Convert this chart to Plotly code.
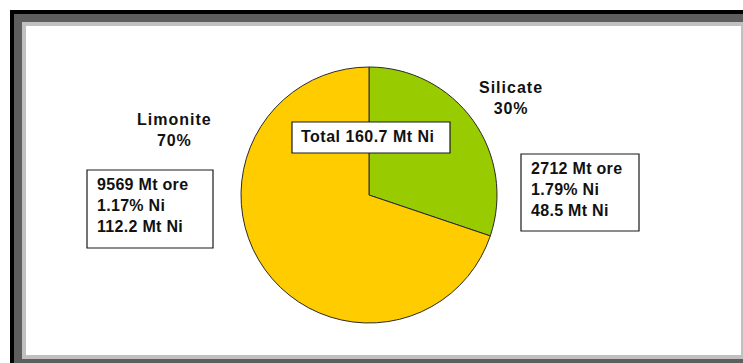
import plotly.graph_objects as go

# Nickel resources by ore type
ore_types = ["Silicate", "Limonite"]
ore_mt = [2712, 9569]          # Mt of ore
grade_pct = [1.79, 1.17]       # % Ni
ni_mt = [48.5, 112.2]          # Mt contained Ni
slice_colors = ["#99CC00", "#FFCC00"]

W, H = 743, 363
total_ni = sum(ni_mt)
shares = [v / total_ni * 100 for v in ni_mt]


def px(x):
    return x / W


def py(y):
    return 1 - y / H


FONT = "Liberation Sans, Arial, sans-serif"

fig = go.Figure()
fig.add_trace(go.Pie(
    labels=ore_types,
    values=ni_mt,
    sort=False,
    direction="clockwise",
    rotation=0,
    marker=dict(colors=slice_colors, line=dict(color="#2a2a2a", width=1)),
    textinfo="none",
    hoverinfo="label+value+percent",
    showlegend=False,
    domain=dict(x=[px(241), px(497)], y=[py(323), py(67)]),
))

# Framed panel: dark outer edge, grey bevel, white interior
frame = [
    ((10, 10, 760, 380), "#000000"),
    ((14, 14, 760, 380), "#5e5e5e"),
    ((22, 22, 760, 359), "#c0c0c0"),
    ((26, 26, 741, 355), "#ffffff"),
]
shapes = []
for (x0, y0, x1, y1), col in frame:
    shapes.append(dict(type="rect", xref="paper", yref="paper",
                       x0=px(x0), x1=px(x1), y0=py(y1), y1=py(y0),
                       fillcolor=col, line=dict(width=0), layer="below"))

# Boxes around the ore summaries and the total
boxes = [(521, 154, 639, 231), (87, 170, 213, 248), (292, 122, 450, 153)]
for x0, y0, x1, y1 in boxes:
    shapes.append(dict(type="rect", xref="paper", yref="paper",
                       x0=px(x0), x1=px(x1), y0=py(y1), y1=py(y0),
                       fillcolor="#ffffff", line=dict(color="#1a1a1a", width=1.2),
                       layer="above"))


def spaced(txt, sp):
    return f'<span style="letter-spacing:{sp}px">{txt}</span>'


annotations = []
# Category names with shares
label_pos = [(511, 97.5), (174, 130)]
for name, share, (lx, ly) in zip(ore_types, shares, label_pos):
    annotations.append(dict(
        x=px(lx), y=py(ly), xref="paper", yref="paper",
        text=spaced(name, 1) + "<br>" + spaced(f"{share:.0f}%", 0.8),
        showarrow=False, xanchor="center", yanchor="middle", align="center",
        font=dict(family=FONT, size=16, color="#111111", weight="bold"),
    ))

# Ore tonnage, grade and contained nickel
detail_pos = [(529, 190), (95, 206)]
for ore, g, ni, (dx, dy) in zip(ore_mt, grade_pct, ni_mt, detail_pos):
    lines = [f"{ore} Mt ore", f"{g:.2f}% Ni", f"{ni:.1f} Mt Ni"]
    annotations.append(dict(
        x=px(dx), y=py(dy), xref="paper", yref="paper",
        text="<br>".join(spaced(s, 0.3) for s in lines),
        showarrow=False, xanchor="left", yanchor="middle", align="left",
        font=dict(family=FONT, size=16, color="#111111", weight="bold"),
    ))

annotations.append(dict(
    x=px(368), y=py(137), xref="paper", yref="paper",
    text=spaced(f"Total {total_ni:.1f} Mt Ni", 0.5),
    showarrow=False, xanchor="center", yanchor="middle",
    font=dict(family=FONT, size=16, color="#111111", weight="bold"),
))

fig.update_layout(
    width=W, height=H,
    margin=dict(l=0, r=0, t=0, b=0),
    paper_bgcolor="#ffffff",
    plot_bgcolor="#ffffff",
    shapes=shapes,
    annotations=annotations,
)

fig.write_html("out.html", config=dict(displayModeBar=False))
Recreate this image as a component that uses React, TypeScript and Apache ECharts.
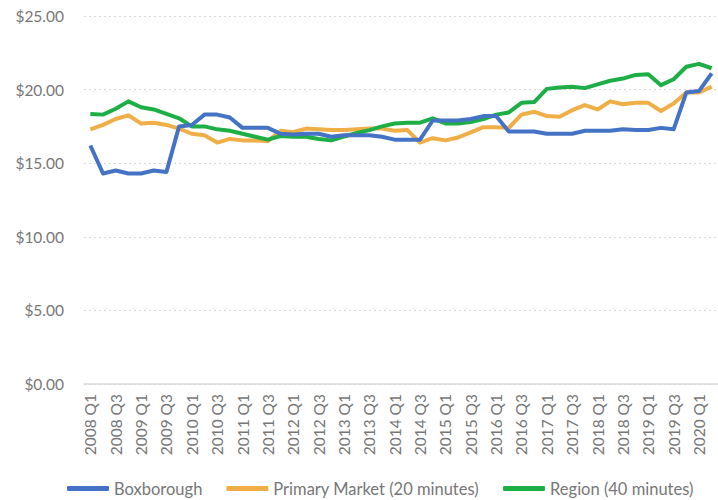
import React, { useEffect, useRef } from "react";
import * as echarts from "echarts";

const years = [2008, 2009, 2010, 2011, 2012, 2013, 2014, 2015, 2016, 2017, 2018, 2019, 2020];
const categories: string[] = [];
years.forEach((y) => ["Q1", "Q2", "Q3", "Q4"].forEach((q) => categories.push(`${y} ${q}`)));
categories.splice(50);

const boxborough = [
  16.2, 14.3, 14.5, 14.3, 14.3, 14.5, 14.4, 17.5, 17.6, 18.3,
  18.3, 18.1, 17.4, 17.4, 17.4, 17.0, 16.95, 17.0, 17.0, 16.8,
  16.9, 16.9, 16.9, 16.8, 16.6, 16.6, 16.6, 17.9, 17.9, 17.9,
  18.0, 18.2, 18.2, 17.15, 17.15, 17.15, 17.0, 17.0, 17.0, 17.2,
  17.2, 17.2, 17.3, 17.25, 17.25, 17.4, 17.3, 19.8, 19.9, 21.1,
];
const primaryMarket = [
  17.3, 17.6, 18.0, 18.25, 17.7, 17.75, 17.6, 17.35, 17.0, 16.9,
  16.4, 16.65, 16.55, 16.55, 16.5, 17.2, 17.1, 17.35, 17.3, 17.25,
  17.25, 17.3, 17.35, 17.35, 17.2, 17.25, 16.4, 16.7, 16.55, 16.75,
  17.1, 17.45, 17.45, 17.4, 18.3, 18.5, 18.2, 18.15, 18.6, 18.95,
  18.65, 19.2, 19.0, 19.1, 19.1, 18.55, 19.05, 19.8, 19.8, 20.2,
];
const region = [
  18.35, 18.3, 18.7, 19.2, 18.8, 18.65, 18.35, 18.05, 17.5, 17.5,
  17.3, 17.2, 17.0, 16.8, 16.6, 16.85, 16.8, 16.8, 16.65, 16.55,
  16.8, 17.05, 17.25, 17.5, 17.7, 17.75, 17.75, 18.05, 17.7, 17.7,
  17.8, 18.0, 18.3, 18.45, 19.1, 19.15, 20.05, 20.15, 20.2, 20.1,
  20.35, 20.6, 20.75, 21.0, 21.05, 20.3, 20.7, 21.55, 21.75, 21.45,
];

const seriesNames = ["Boxborough", "Primary Market (20 minutes)", "Region (40 minutes)"];
const colors = ["#4472C4", "#F0AE47", "#1DAF45"];

export default function App() {
  const ref = useRef<HTMLDivElement>(null);
  useEffect(() => {
    if (!ref.current) return;
    const chart = echarts.init(ref.current, undefined, { renderer: "svg" });
    const font = "Lato, 'Open Sans', sans-serif";
    const textColor = "#777777";
    const dataSets = [boxborough, primaryMarket, region];
    chart.setOption({
      animation: false,
      textStyle: { fontFamily: font },
      grid: { left: 84, right: -7, top: 16, bottom: 116, containLabel: false },
      legend: {
        left: 62,
        top: 475,
        itemWidth: 42,
        itemHeight: 5,
        itemGap: 24,
        icon: "roundRect",
        textStyle: { fontSize: 16.5, color: textColor, fontFamily: font },
        data: seriesNames,
      },
      xAxis: {
        type: "category",
        data: categories,
        boundaryGap: true,
        axisLine: { lineStyle: { color: "#D9D9D9", width: 1.5 } },
        axisTick: { show: false },
        axisLabel: {
          interval: 1,
          rotate: 90,
          fontSize: 15.5,
          color: textColor,
          fontFamily: font,
          margin: 10,
        },
      },
      yAxis: {
        type: "value",
        min: 0,
        max: 25,
        interval: 5,
        axisLine: { show: false },
        axisTick: { show: false },
        splitLine: { lineStyle: { color: "#D9D9D9", type: [2, 3], width: 1 } },
        axisLabel: {
          fontSize: 15.5,
          color: textColor,
          fontFamily: font,
          margin: 20,
          formatter: (v: number) => "$" + v.toFixed(2),
        },
      },
      series: dataSets.map((d, i) => ({
        name: seriesNames[i],
        type: "line",
        data: d,
        symbol: "none",
        lineStyle: { width: 4, color: colors[i], join: "round" },
        itemStyle: { color: colors[i] },
        z: i === 0 ? 3 : 2,
      })),
    });
    return () => chart.dispose();
  }, []);
  return <div ref={ref} style={{ width: 718, height: 500, position: "absolute", left: 0, top: 0 }} />;
}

* * * * * * * * *

:: THE REQUEST ::
Your task is to repeat the opening line of the entries above and each line after it, ending with the line that has "import plotly.graph_objects as go". Do not include the pictures.

:: RESULT OF THIS TASK ::
Convert this chart to Plotly code.
import plotly.graph_objects as go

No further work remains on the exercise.